The CNDOL Fockian with the configuration interaction of single excited wave functions to model the exciton properties of large molecular systems for photovoltaic devices

Abstract

The approximate CNDOL Fockian, together with the configuration interaction of single excitations ([CIS|CNDOL/21]), is applied to investigate the electronic properties of three different kinds of donors (D) considered suitable for photovoltaic devices, either as isolated systems or complexed with fullerene (C60) as potential acceptors (A). Calculated charge maps, together with the Coulomb-exchange term of CIS lowest transitions, are used to understand the electronic topology and possible behaviour of D-A excitons. The effects of varying donor structures are compared.

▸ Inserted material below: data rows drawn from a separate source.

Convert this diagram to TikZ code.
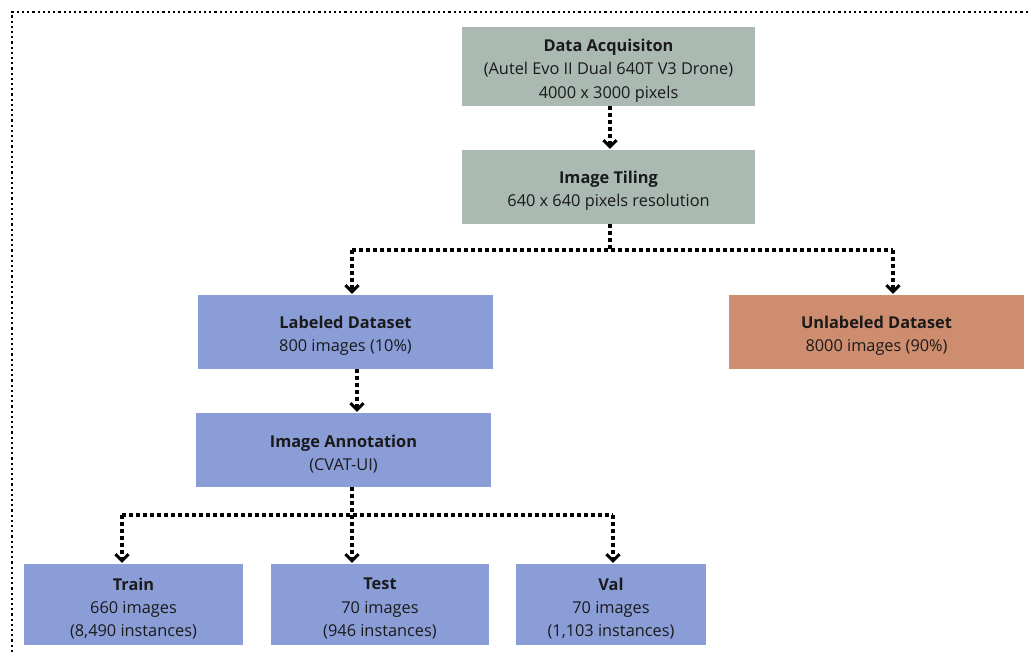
\documentclass[tikz,border=0pt]{standalone}
\usepackage{fontspec}
\setmainfont{Open Sans}
\usetikzlibrary{arrows.meta}
\definecolor{graybox}{HTML}{AAB9B1}
\definecolor{bluebox}{HTML}{8B9DD7}
\definecolor{orangebox}{HTML}{CE8D6F}
\definecolor{txt}{HTML}{1A1A1A}
\tikzset{
  box/.style={draw=none, inner sep=0pt},
  txtlbl/.style={align=center, text=txt, font=\fontsize{16.4}{23.5}\selectfont, inner sep=0pt, yshift=-4bp},
  conn/.style={line width=3.5bp, dash pattern=on 3.5bp off 3.5bp, black},
  arr/.style={conn, -{Straight Barb[length=6.5bp,width=13bp,line width=3bp]}, shorten >=1bp},
  frame/.style={line width=2.2bp, dash pattern=on 2.2bp off 3bp, black}
}
\begin{document}
\begin{tikzpicture}[x=1bp,y=-1bp]
\useasboundingbox (0,0) rectangle (1028,652);
\draw[frame] (12,652) -- (12,12) -- (1028,12);
\node[box, fill=graybox, minimum width=293bp, minimum height=79bp, label={[txtlbl]center:{\textbf{Data Acquisiton}\\(Autel Evo II Dual 640T V3 Drone)\\4000 x 3000 pixels}}] (da) at (608.5,66.5) {};
\node[box, fill=graybox, minimum width=293bp, minimum height=74bp, label={[txtlbl]center:{\textbf{Image Tiling}\\640 x 640 pixels resolution}}] (it) at (608.5,187) {};
\node[box, fill=bluebox, minimum width=295bp, minimum height=74bp, label={[txtlbl]center:{\textbf{Labeled Dataset}\\800 images (10\%)}}] (ld) at (345.5,332) {};
\node[box, fill=orangebox, minimum width=295bp, minimum height=74bp, label={[txtlbl]center:{\textbf{Unlabeled Dataset}\\8000 images (90\%)}}] (ud) at (876.5,332) {};
\node[box, fill=bluebox, minimum width=295bp, minimum height=74bp, label={[txtlbl]center:{\textbf{Image Annotation}\\(CVAT-UI)}}] (ia) at (343.5,450) {};
\node[box, fill=bluebox, minimum width=219bp, minimum height=81bp, label={[txtlbl]center:{\textbf{Train}\\660 images\\(8,490 instances)}}] (tr) at (133.5,604.5) {};
\node[box, fill=bluebox, minimum width=218bp, minimum height=81bp, label={[txtlbl]center:{\textbf{Test}\\70 images\\(946 instances)}}] (te) at (380,604.5) {};
\node[box, fill=bluebox, minimum width=190bp, minimum height=81bp, label={[txtlbl]center:{\textbf{Val}\\70 images\\(1,103 instances)}}] (va) at (611,604.5) {};
\coordinate (s1) at (610,250);
\coordinate (s2) at (352,515);
\draw[arr] (da.south -| s1) -- (it.north -| s1);
\draw[conn] (it.south -| s1) -- (s1);
\draw[conn] (352,250) -- (893,250);
\draw[arr] (352,250) -- (ld.north -| 352,0);
\draw[arr] (893,250) -- (ud.north -| 893,0);
\draw[arr] (ld.south -| 357,0) -- (ia.north -| 357,0);
\draw[conn] (ia.south -| s2) -- (s2);
\draw[conn] (122,515) -- (613,515);
\draw[arr] (122,515) -- (tr.north -| 122,0);
\draw[arr] (s2) -- (te.north -| s2);
\draw[arr] (613,515) -- (va.north -| 613,0);
\end{tikzpicture}
\end{document}
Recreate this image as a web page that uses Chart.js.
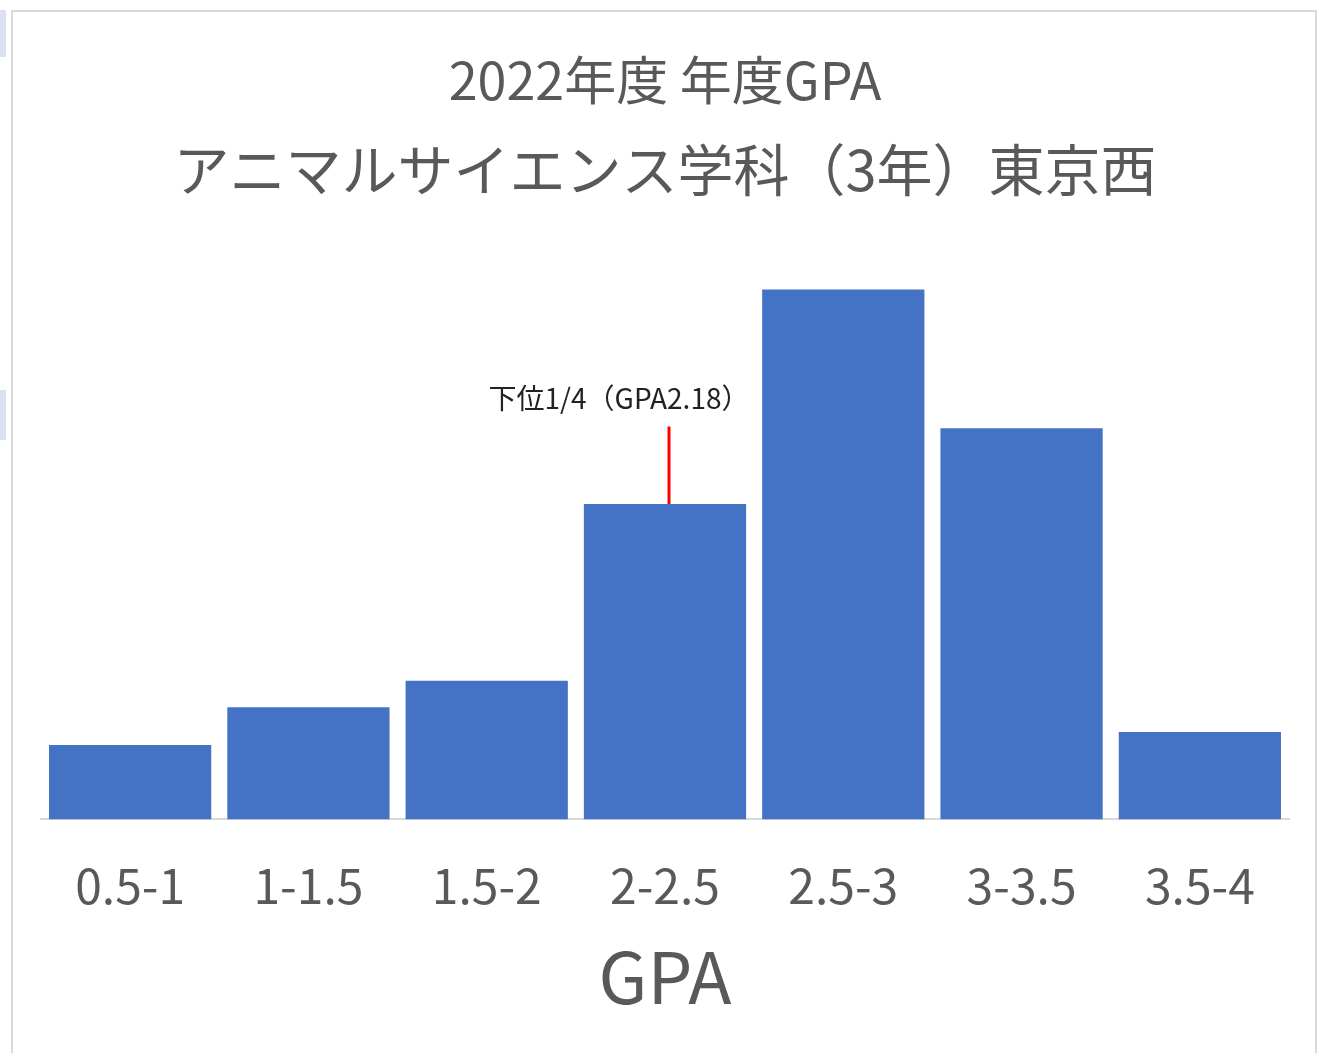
<!DOCTYPE html>
<html lang="ja">
<head>
<meta charset="utf-8">
<title>2022年度 年度GPA</title>
<script src="https://cdn.jsdelivr.net/npm/chart.js@4.4.0/dist/chart.umd.min.js"></script>
<style>
    html, body { margin: 0; padding: 0; background: #fff; }
    body { width: 1317px; height: 1053px; position: relative; overflow: hidden; }
    #marco {
        position: absolute; left: 11px; top: 10px; width: 1302px; height: 1050px;
        border: 2px solid #d9d9d9; border-bottom: none; background: #fff;
    }
    .asa { position: absolute; left: 0; width: 6px; background: #dae1f2; }
    canvas { display: block; }
</style>
</head>
<body>
<div class="asa" style="top:10px;height:47px"></div>
<div class="asa" style="top:390px;height:50px"></div>
<div id="marco"><canvas id="graficoGPA" width="1302" height="1043"></canvas></div>

<script>
// ==================== DATOS ====================
const categorias = ['0.5-1', '1-1.5', '1.5-2', '2-2.5', '2.5-3', '3-3.5', '3.5-4'];
const porcentajes = [4.5, 6.8, 8.4, 19.1, 32.1, 23.7, 5.3];
const tituloPrincipal = '2022年度 年度GPA';
const subtitulo = 'アニマルサイエンス学科（3年）東京西';
const marcaTexto = '下位1/4（GPA2.18）';
const marcaIndice = 3;      // barra 2-2.5
const marcaTope = 23.8;     // extremo superior de la línea roja

const gris = '#595959';
const fuente = '"Noto Sans CJK JP", "Noto Sans", sans-serif';

// ==================== MARCA DEL CUARTIL ====================
const marcaCuartil = {
    id: 'marcaCuartil',
    afterDatasetsDraw(chart) {
        const ctx = chart.ctx;
        const x = chart.scales.x.getPixelForValue(marcaIndice) + 4;
        const yBase = chart.scales.y.getPixelForValue(porcentajes[marcaIndice]);
        const yTope = chart.scales.y.getPixelForValue(marcaTope);
        ctx.save();
        ctx.strokeStyle = '#ff0000';
        ctx.lineWidth = 3;
        ctx.beginPath();
        ctx.moveTo(x, yBase);
        ctx.lineTo(x, yTope);
        ctx.stroke();
        ctx.fillStyle = '#222';
        ctx.font = '28px ' + fuente;
        ctx.textAlign = 'center';
        ctx.textBaseline = 'middle';
        ctx.fillText(marcaTexto, x - 50, yTope - 28);
        ctx.restore();
    }
};

// ==================== CREAR GRÁFICO ====================
new Chart(document.getElementById('graficoGPA'), {
    type: 'bar',
    data: {
        labels: categorias,
        datasets: [{
            data: porcentajes,
            backgroundColor: '#4472c4',
            borderWidth: 0,
            barPercentage: 0.91,
            categoryPercentage: 1.0
        }]
    },
    options: {
        responsive: false,
        animation: false,
        layout: { padding: { left: 28, right: 26, top: 0, bottom: 42 } },
        plugins: {
            legend: { display: false },
            tooltip: { enabled: false },
            title: {
                display: true,
                text: tituloPrincipal,
                color: gris,
                font: { family: fuente, size: 52, weight: 'normal', lineHeight: 1.2 },
                padding: { top: 37, bottom: 0 }
            },
            subtitle: {
                display: true,
                text: subtitulo,
                color: gris,
                font: { family: fuente, size: 56, weight: 'normal', lineHeight: 1.2 },
                padding: { top: 25, bottom: 38 }
            }
        },
        scales: {
            y: {
                display: false,
                min: 0,
                max: 35
            },
            x: {
                grid: { display: false, drawTicks: false },
                border: { display: true, color: '#d9d9d9', width: 2 },
                ticks: {
                    color: gris,
                    padding: 38,
                    font: { family: fuente, size: 48 }
                },
                title: {
                    display: true,
                    text: 'GPA',
                    color: gris,
                    font: { family: fuente, size: 71, lineHeight: 1.0 },
                    padding: { top: -11, bottom: 0 }
                }
            }
        }
    },
    plugins: [marcaCuartil]
});
</script>
</body>
</html>
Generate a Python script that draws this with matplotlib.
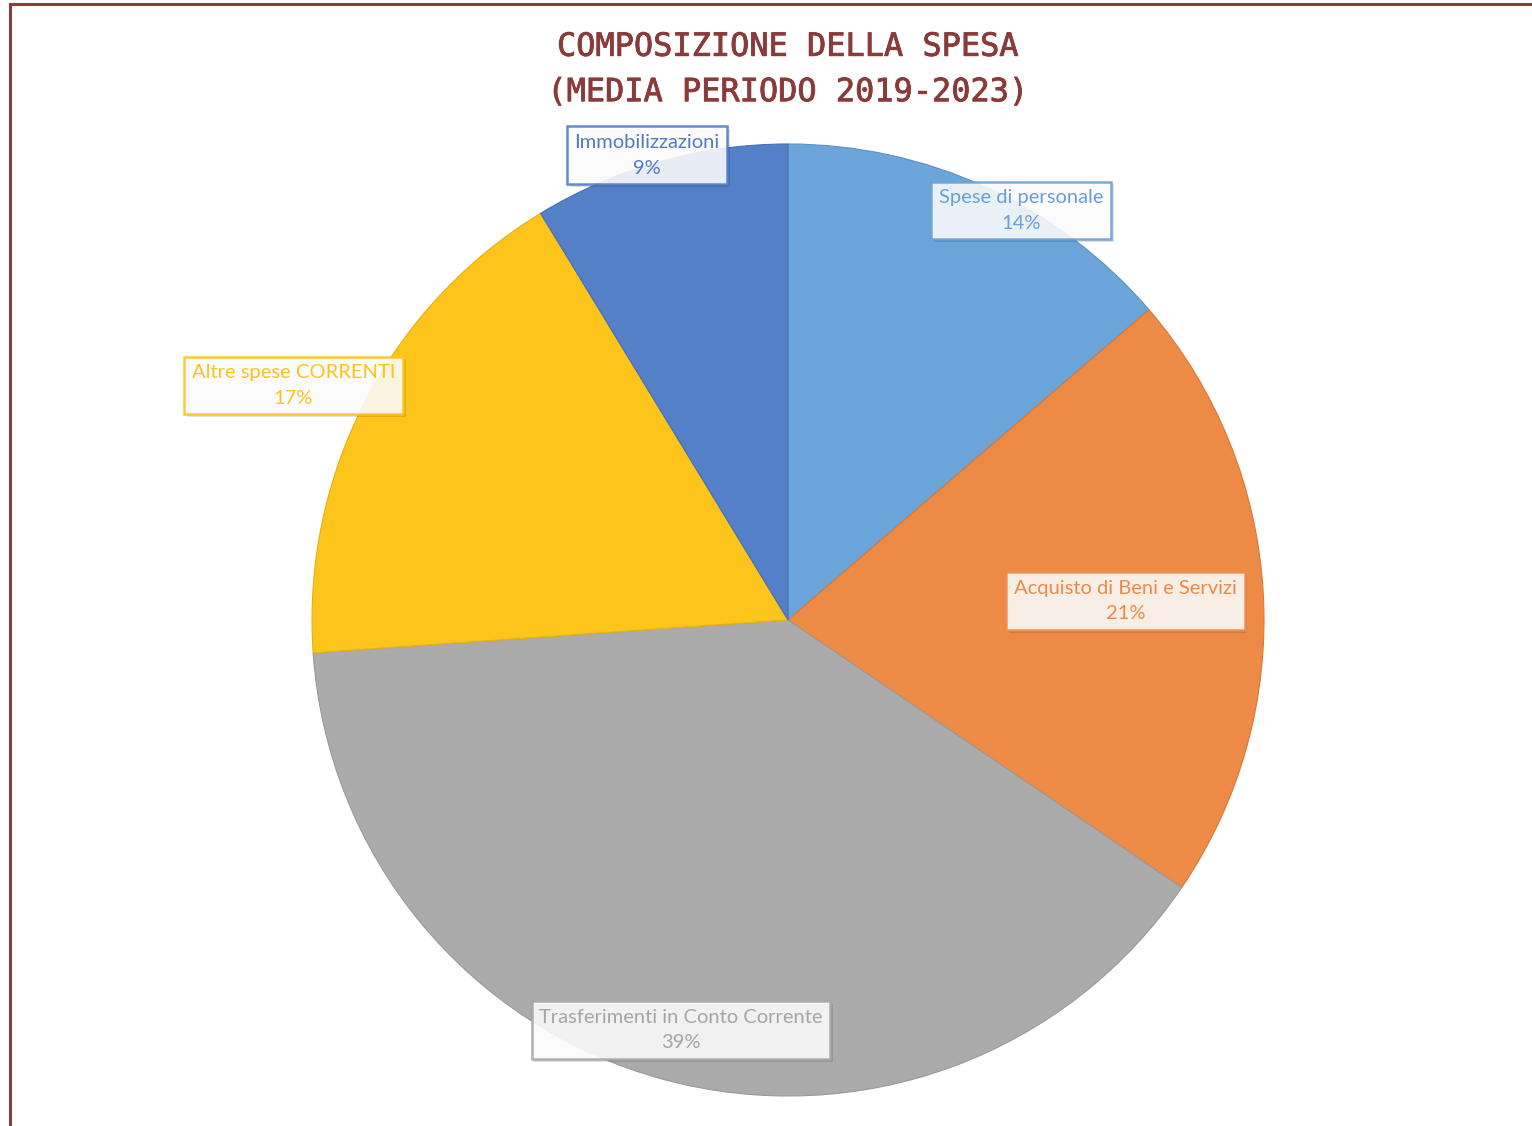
import numpy as np
import matplotlib
matplotlib.use('Agg')
import matplotlib.pyplot as plt
import matplotlib.patheffects as pe
from matplotlib.lines import Line2D

# data (percent of total spending)
labels = ['Spese di personale', 'Acquisto di Beni e Servizi',
          'Trasferimenti in Conto Corrente', 'Altre spese CORRENTI',
          'Immobilizzazioni']
values = [13.7, 20.8, 39.4, 17.4, 8.7]
colors = ['#6BA5D9', '#ED8A45', '#ABABAB', '#FDC41B', '#5480C8']
edges = ['#5B93C8', '#D9783A', '#9A9A9A', '#E8B010', '#4570B8']
textcols = ['#6A9FD6', '#EE8A48', '#A5A5A5', '#FFC21A', '#4F7BC6']
# label placement: radius (pie units) and angle nudge (deg)
label_r = [0.99, 0.71, 0.89, 1.15, 1.02]
label_da = [5, 0, -0.5, -2, -1.2]

fig = plt.figure(figsize=(15.32, 11.26), dpi=100)
fig.patch.set_facecolor('white')

# frame lines on top and left
fig.add_artist(Line2D([10/1532, 1], [1-4/1126, 1-4/1126], color='#8E3B3B', lw=2.2))
fig.add_artist(Line2D([10/1532, 10/1532], [0, 1-4/1126], color='#8E3B3B', lw=2.2))

cx, cy, r = 788/1532, 1-620/1126, 476
ax = fig.add_axes([cx - r/1532, cy - r/1126, 2*r/1532, 2*r/1126])
wedges, _ = ax.pie(values, colors=colors, startangle=90, counterclock=False,
                   wedgeprops=dict(linewidth=0.8))
for w, ec in zip(wedges, edges):
    w.set_edgecolor(ec)
ax.set_xlim(-1, 1)
ax.set_ylim(-1, 1)
ax.set_aspect('equal')
ax.axis('off')

total = sum(values)
cum = np.cumsum([0] + values[:-1])
for i, lab in enumerate(labels):
    mid = (cum[i] + values[i]/2) / total * 360 + label_da[i]
    ang = np.deg2rad(90 - mid)
    x, y = label_r[i]*np.cos(ang), label_r[i]*np.sin(ang)
    pct = '%d%%' % round(100 * values[i] / total)
    t = ax.text(x, y, lab + '\n' + pct, ha='center', va='center',
                fontsize=14.5, family='Lato', color=textcols[i], linespacing=1.6,
                bbox=dict(boxstyle='square,pad=0.38', fc='white', alpha=0.88,
                          ec=textcols[i], lw=1.8))
    t.get_bbox_patch().set_path_effects([
        pe.SimplePatchShadow(offset=(2, -2), shadow_rgbFace='black', alpha=0.12),
        pe.Normal()])

title_col = '#8B3A3A'
fig.text(788/1532, 1-70/1126, 'COMPOSIZIONE DELLA SPESA\n(MEDIA PERIODO 2019-2023)',
         ha='center', va='center', fontsize=23, family='DejaVu Sans Mono',
         color=title_col, linespacing=1.6,
         path_effects=[pe.withStroke(linewidth=0.6, foreground=title_col)])

fig.savefig('out.png', dpi=100)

The lowest excitation energies of the donor-C60 complexes arise from electron densities localised at the central ring units in the donors. Nevertheless, C60 does not always participate in electron sharing upon excitation. It sometimes acts only as a structural companion for enhancing or not the exciton capability to provide adequate photoelectric power conversion efficiencies. The [CIS|CNDOL/21] method is validated as a valuable tool for modelling structure-related properties of molecular excitons and for predicting the performance of D–A materials in relatively big supramolecular systems. It is shown that multi-electron CIS wavefunctions are at least as useful as one-electron molecular orbitals to describe charge-transfer properties of excitons and provide a physical picture of the whole electron density.